Having been a tourist in some of these countries, including Egypt, it became obvious to me that there was a growing obsession with the West. I could barely walk down the street without being approached about being a Brit; I had countless conversations with Egyptians dreaming of the UK, their very own idea of a “paradise island”, and discussions of how much better life must be.
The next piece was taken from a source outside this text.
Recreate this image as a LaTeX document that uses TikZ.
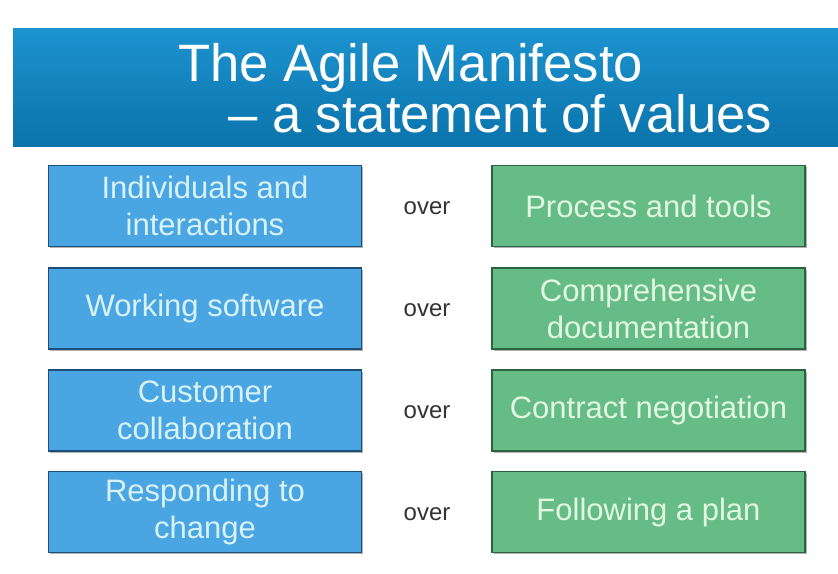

The trend appears to expand far beyond the food industry extending to fashion TV and music in a push for modernisation over traditionalism. Recent times have seen a spread of this culture, a prime example of this is mainstream artists such as One Direction, Ed Sheeran and The Vamps all cracking markets in developing countries. Next month India will see Ed Sheeran make a stop, Jakarta will similarly be another one to experience this. Last year British band The Vamps made a highly-anticipated stop in India. It is more apparent than ever that global chart-toppers are appealing to markets far beyond the West.
TV shows such as Game of Thrones, Breaking Bad and The Big Band Theory have all taken China by a storm following the success of Friends in the early 1990s, giving users the opportunity to watch American favourites with Chinese subtitles for free.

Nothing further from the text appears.